Learned President's Counsel submitted that a union makes an application to the Labour Tribunal as principal and that the phrase ‘on behalf of a workman” should be interpreted as meaning "for the benefit of a workman”. In other words that where an application is made by the union the workman does not have any control of the proceedings and that he is merely the recipient of what benefit the union, as applicant, may obtain for him. A question will then arise as to what will happen when the union fails to prosecute the application as in the Laksalite Roche case and in this case, bringing the workman to a situation where his case is not effectively presented to the Tribunal.

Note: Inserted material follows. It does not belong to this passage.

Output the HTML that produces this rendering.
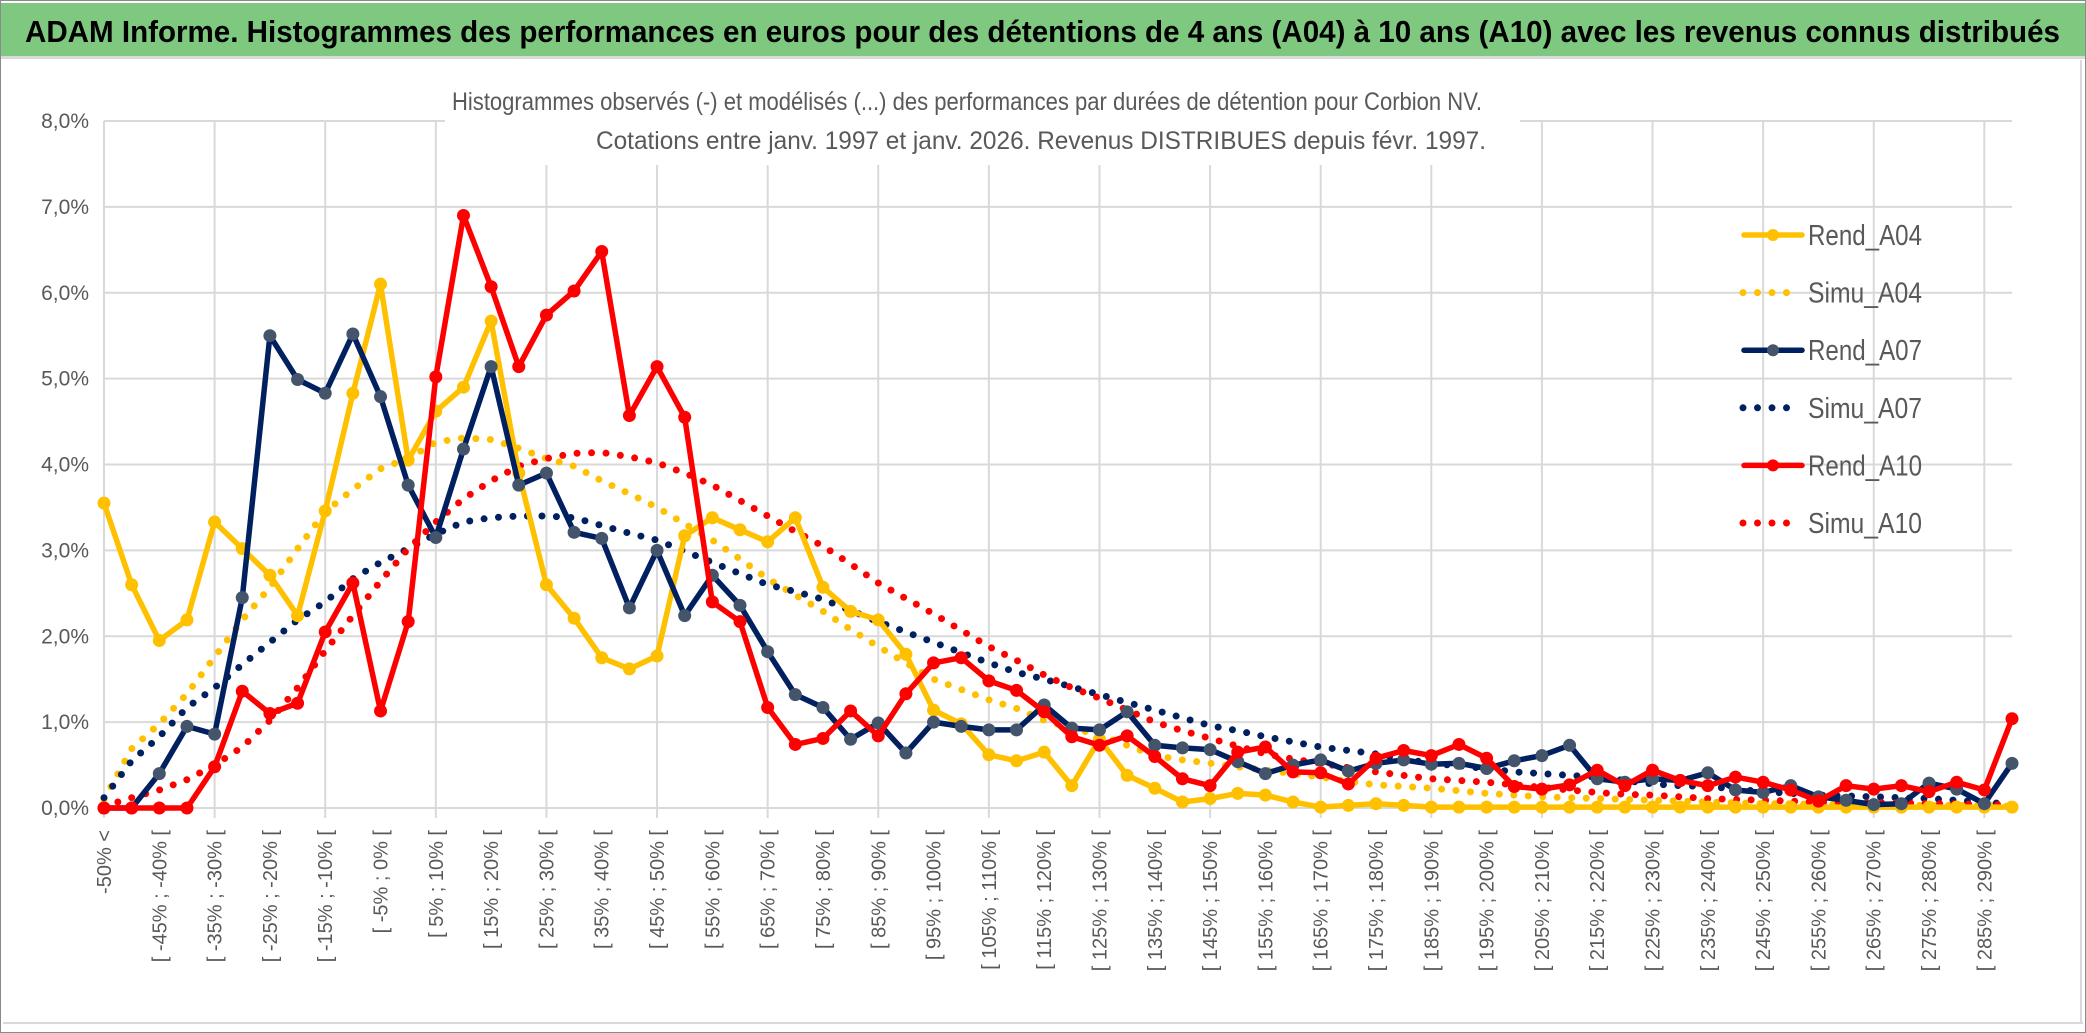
<!DOCTYPE html>
<html><head><meta charset="utf-8">
<style>
html,body{margin:0;padding:0;background:#fff;}
svg{display:block;font-family:"Liberation Sans Narrow","Liberation Sans",sans-serif;}
</style></head>
<body>
<svg id="chart" width="2086" height="1033" viewBox="0 0 2086 1033" xmlns="http://www.w3.org/2000/svg">
  <rect x="0.5" y="0.5" width="2085" height="1032" fill="#fff" stroke="#8a8a8a"/>
  <rect x="1" y="3" width="2084" height="53" fill="#7EC87F"/>
  <rect x="1" y="56" width="2084" height="3" fill="#d9d9d9"/>
  <text x="25" y="42" font-size="31" font-weight="bold" fill="#000" textLength="2035" lengthAdjust="spacingAndGlyphs">ADAM Informe. Histogrammes des performances en euros pour des détentions de 4 ans (A04) à 10 ans (A10) avec les revenus connus distribués</text>
  <rect x="3" y="1022" width="2080" height="2" fill="#d9d9d9"/>
  <rect x="2080" y="60" width="2" height="963" fill="#d9d9d9"/>
  <g id="grid"></g>
  <rect x="445" y="68" width="1075" height="97" fill="#fff"/>
  <text x="967" y="110" font-size="25" fill="#595959" text-anchor="middle" textLength="1030" lengthAdjust="spacingAndGlyphs">Histogrammes observés (-) et modélisés (...) des performances par durées de détention pour Corbion NV.</text>
  <text x="1041" y="149" font-size="25" fill="#595959" text-anchor="middle" textLength="890" lengthAdjust="spacingAndGlyphs">Cotations entre janv. 1997 et janv. 2026. Revenus DISTRIBUES depuis févr. 1997.</text>
  <g id="yaxis"></g>
  <g id="xaxis"></g>
  <g id="series"></g>
  <g id="legend"></g>
</svg>
<script>
const categories = ["-50% <","[ -50% ; -45% [","[ -45% ; -40% [","[ -40% ; -35% [","[ -35% ; -30% [","[ -30% ; -25% [","[ -25% ; -20% [","[ -20% ; -15% [","[ -15% ; -10% [","[ -10% ; -5% [","[ -5% ; 0% [","[ 0% ; 5% [","[ 5% ; 10% [","[ 10% ; 15% [","[ 15% ; 20% [","[ 20% ; 25% [","[ 25% ; 30% [","[ 30% ; 35% [","[ 35% ; 40% [","[ 40% ; 45% [","[ 45% ; 50% [","[ 50% ; 55% [","[ 55% ; 60% [","[ 60% ; 65% [","[ 65% ; 70% [","[ 70% ; 75% [","[ 75% ; 80% [","[ 80% ; 85% [","[ 85% ; 90% [","[ 90% ; 95% [","[ 95% ; 100% [","[ 100% ; 105% [","[ 105% ; 110% [","[ 110% ; 115% [","[ 115% ; 120% [","[ 120% ; 125% [","[ 125% ; 130% [","[ 130% ; 135% [","[ 135% ; 140% [","[ 140% ; 145% [","[ 145% ; 150% [","[ 150% ; 155% [","[ 155% ; 160% [","[ 160% ; 165% [","[ 165% ; 170% [","[ 170% ; 175% [","[ 175% ; 180% [","[ 180% ; 185% [","[ 185% ; 190% [","[ 190% ; 195% [","[ 195% ; 200% [","[ 200% ; 205% [","[ 205% ; 210% [","[ 210% ; 215% [","[ 215% ; 220% [","[ 220% ; 225% [","[ 225% ; 230% [","[ 230% ; 235% [","[ 235% ; 240% [","[ 240% ; 245% [","[ 245% ; 250% [","[ 250% ; 255% [","[ 255% ; 260% [","[ 260% ; 265% [","[ 265% ; 270% [","[ 270% ; 275% [","[ 275% ; 280% [","[ 280% ; 285% [","[ 285% ; 290% [","[ 290% ; 295% ["];
const yTicks = [0,1,2,3,4,5,6,7,8];
const yTickLabels = ["0,0%","1,0%","2,0%","3,0%","4,0%","5,0%","6,0%","7,0%","8,0%"];
const rendA04 = [3.55,2.60,1.95,2.19,3.33,3.02,2.71,2.24,3.46,4.83,6.10,4.05,4.62,4.90,5.67,3.90,2.60,2.21,1.75,1.62,1.77,3.17,3.38,3.24,3.10,3.38,2.57,2.29,2.19,1.79,1.14,0.98,0.62,0.55,0.65,0.26,0.80,0.38,0.23,0.07,0.11,0.17,0.15,0.07,0.01,0.03,0.05,0.03,0.01,0.01,0.01,0.01,0.01,0.01,0.01,0.01,0.01,0.01,0.01,0.01,0.01,0.01,0.01,0.01,0.01,0.01,0.01,0.01,0.01,0.01];
const simuA04 = [0.10,0.69,0.98,1.33,1.76,2.19,2.57,3.02,3.45,3.71,3.95,4.07,4.26,4.31,4.29,4.19,4.07,3.98,3.81,3.66,3.50,3.31,3.12,2.90,2.67,2.48,2.29,2.08,1.88,1.69,1.50,1.38,1.26,1.16,1.02,0.93,0.85,0.73,0.61,0.56,0.52,0.48,0.44,0.40,0.36,0.31,0.27,0.25,0.23,0.20,0.17,0.15,0.13,0.12,0.11,0.10,0.09,0.08,0.07,0.06,0.05,0.05,0.04,0.04,0.04,0.03,0.03,0.03,0.03,0.02];
const rendA07 = [0,0,0.40,0.95,0.86,2.45,5.50,4.99,4.83,5.52,4.79,3.76,3.15,4.18,5.14,3.76,3.90,3.21,3.14,2.33,3.00,2.24,2.71,2.36,1.82,1.32,1.17,0.80,0.99,0.64,1.00,0.95,0.91,0.91,1.20,0.93,0.91,1.12,0.73,0.70,0.68,0.54,0.40,0.50,0.56,0.43,0.52,0.56,0.51,0.52,0.46,0.55,0.61,0.73,0.34,0.30,0.34,0.32,0.41,0.21,0.18,0.26,0.13,0.09,0.04,0.05,0.29,0.22,0.05,0.52];
const simuA07 = [0.12,0.55,0.83,1.17,1.40,1.67,1.93,2.19,2.40,2.67,2.86,3.02,3.19,3.33,3.38,3.40,3.40,3.38,3.29,3.20,3.12,2.99,2.86,2.73,2.60,2.52,2.43,2.30,2.17,2.05,1.93,1.81,1.69,1.58,1.50,1.41,1.32,1.23,1.14,1.05,0.96,0.90,0.83,0.77,0.71,0.67,0.63,0.57,0.52,0.49,0.46,0.42,0.40,0.38,0.36,0.32,0.28,0.26,0.25,0.22,0.19,0.17,0.15,0.14,0.13,0.12,0.11,0.09,0.07,0.04];
const rendA10 = [0,0,0,0,0.48,1.36,1.10,1.22,2.05,2.62,1.13,2.17,5.02,6.90,6.07,5.14,5.74,6.02,6.48,4.57,5.14,4.55,2.40,2.17,1.17,0.74,0.81,1.13,0.84,1.33,1.69,1.75,1.48,1.37,1.12,0.83,0.73,0.84,0.60,0.34,0.26,0.65,0.71,0.42,0.41,0.28,0.58,0.67,0.61,0.74,0.58,0.25,0.22,0.27,0.44,0.26,0.44,0.32,0.26,0.36,0.30,0.21,0.08,0.26,0.22,0.26,0.19,0.30,0.21,1.04];
const simuA10 = [0.02,0.12,0.21,0.33,0.50,0.71,1.02,1.40,1.83,2.24,2.64,3.02,3.33,3.60,3.81,3.98,4.07,4.13,4.14,4.09,4.02,3.90,3.76,3.58,3.40,3.22,3.05,2.84,2.62,2.44,2.26,2.07,1.88,1.72,1.55,1.40,1.28,1.14,1.00,0.90,0.81,0.72,0.63,0.57,0.52,0.47,0.42,0.38,0.34,0.32,0.30,0.27,0.24,0.21,0.18,0.16,0.15,0.13,0.11,0.10,0.09,0.08,0.07,0.07,0.06,0.06,0.05,0.05,0.04,0.04];
const seriesNames = ["Rend_A04","Simu_A04","Rend_A07","Simu_A07","Rend_A10","Simu_A10"];

const NS = "http://www.w3.org/2000/svg";
const X0 = 104, X1 = 2012, Y0 = 808, YTOP = 121, YMAX = 8;
function xPos(i){ return X0 + i * (X1 - X0) / (categories.length - 1); }
function yPos(v){ return Y0 - v * (Y0 - YTOP) / YMAX; }
function mk(tag, attrs, parent){ const e = document.createElementNS(NS, tag); for (const k in attrs) e.setAttribute(k, attrs[k]); parent.appendChild(e); return e; }

const grid = document.getElementById('grid');
yTicks.forEach(function(t){
  const l = mk('line', {x1: X0, x2: X1, y1: yPos(t), y2: yPos(t), stroke: '#d9d9d9', 'stroke-width': 2}, grid);
  
  
});
categories.forEach(function(c, i){
  if (i % 4 === 0) {
    const l = mk('line', {x1: xPos(i), x2: xPos(i), y1: YTOP, y2: Y0 + 10, stroke: '#d9d9d9', 'stroke-width': 2}, grid);
    
    
  }
});

const yaxis = document.getElementById('yaxis');
yTicks.forEach(function(t, k){
  const tx = mk('text', {x: 89, y: yPos(t) + 7, 'font-size': 21, fill: '#595959', 'text-anchor': 'end'}, yaxis);
  tx.textContent = yTickLabels[k];
  
  
});

const xaxis = document.getElementById('xaxis');
categories.forEach(function(c, i){
  if (i % 2 !== 0) return;
  const x = xPos(i) + 7, y = 830;
  const tx = mk('text', {x: x, y: y, 'font-size': 20, fill: '#595959', 'text-anchor': 'end', transform: 'rotate(-90 ' + x + ' ' + y + ')', style: 'font-family:"Liberation Sans",sans-serif'}, xaxis);
  tx.textContent = c;
  
  
});

const seriesG = document.getElementById('series');
function pts(arr){ return arr.map(function(v, i){ return xPos(i).toFixed(1) + ',' + yPos(v).toFixed(1); }).join(' '); }
function dotted(arr, color, name){
  const p = mk('polyline', {points: pts(arr), fill: 'none', stroke: color, 'stroke-width': 7, 'stroke-linecap': 'round', 'stroke-dasharray': '0 14.5'}, seriesG);
  
  
}
function solid(arr, color, mcolor, name){
  const p = mk('polyline', {points: pts(arr), fill: 'none', stroke: color, 'stroke-width': 5.5, 'stroke-linejoin': 'round'}, seriesG);
  
  
  arr.forEach(function(v, i){
    const c = mk('circle', {cx: xPos(i), cy: yPos(v), r: 6.5, fill: mcolor}, seriesG);
    
    
  });
}
dotted(simuA04, '#FFC000', 'simu-a04-line');
dotted(simuA07, '#002060', 'simu-a07-line');
dotted(simuA10, '#FF0000', 'simu-a10-line');
solid(rendA04, '#FFC000', '#FFC000', 'rend-a04');
solid(rendA07, '#002060', '#44546A', 'rend-a07');
solid(rendA10, '#FF0000', '#FF0000', 'rend-a10');

const legend = document.getElementById('legend');
const legendColors = ['#FFC000','#FFC000','#002060','#002060','#FF0000','#FF0000'];
const legendMarker = ['#FFC000',null,'#44546A',null,'#FF0000',null];
seriesNames.forEach(function(n, k){
  const y = 235 + k * 57.6;
  const g = mk('g', {}, legend);
  
  
  if (legendMarker[k]) {
    mk('line', {x1: 1744, x2: 1802, y1: y, y2: y, stroke: legendColors[k], 'stroke-width': 5.5, 'stroke-linecap': 'round'}, g);
    mk('circle', {cx: 1773, cy: y, r: 6, fill: legendMarker[k]}, g);
  } else {
    mk('line', {x1: 1743, x2: 1790, y1: y, y2: y, stroke: legendColors[k], 'stroke-width': 7, 'stroke-linecap': 'round', 'stroke-dasharray': '0 14.5'}, g);
  }
  const t = mk('text', {x: 1808, y: y + 10, 'font-size': 29, fill: '#595959', textLength: 114, lengthAdjust: 'spacingAndGlyphs'}, g);
  t.textContent = n;
});
</script>
</body></html>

The submission of learned President’s Counsel is that even where the union fails to prosecute an application, there is no failure of justice since the President should continue with inquiries and recording of evidence as provided for in section 31 C (1). It is indeed the duty of the Tribunal to make all inquiries and hear all evidence as may be considered necessary. However, the statutory duty thus cast on the Tribunal does not detract from the basic premises that there are two parties to the proceedings, from the beginning to end. This is clearly demonstrated by the provisions of section 31 D as amended by Act No. 32 of 1990. Section 31 D (1) requires a Labour Tribunal to make an order at the conclusion of the proceedings, to be pronounced at a sitting of the Tribunal on a date "which shall be notified in advance to all the parties to such application”. Section 31 D (3) gives a right of appeal from such an order, to the High Court, on a question of law, to the workman who made the application, or the trade union which made the application and the employer. Therefore, if a President continues inquiries into an application, which is not prosecuted by the applicant union, the date
of the order will be notified only to that applicant union (and not to the workman) and the right of appeal will also be in that applicant union and not the workman. I am of the view that such an interpretation is inconsistent with the legislative purpose in providing a separate forum from which relief or redress may be sought in the event of a termination of employment of a workman. The legislature never intended inquiries to proceed, with the employer fully represented and the workman saddled with an applicant-union that is not looking after his interests. In my view a trade union is empowered by section 31 B (1) to make an application "on behalf of a workman” to a Labour Tribunal only on the premise that the union will effectively prosecute the cause of securing relief or redress to the workman in all stages of the proceedings. If at any stage the applicant union fails or neglects to effectively prosecute this cause, it is in accord with the legislative purpose referred above, to permit the workman to substitute himself as the applicant and to proceed with the application from that point onwards. The matters of substitution of a party and the amendment of the caption of the application for that purpose, pertain to procedure. There are no provisions in the Act or the regulatons that deal with these matters. In these circumstances I am of the view that a Labour Tribunal may permit such substitution and amendment, in keeping with the ultimate objective of making a just and equitable order as required by section 31 C(1). Therefore, I see no illegality in the order that has been challenged in the application. The application is accordingly dismissed. The Petitioners will pay a sum of Rs. 2500/- as costs to the 1st Respondent.
Application CA 458/69 to 463/89 are also dismissed with costs. Appeal dismissed.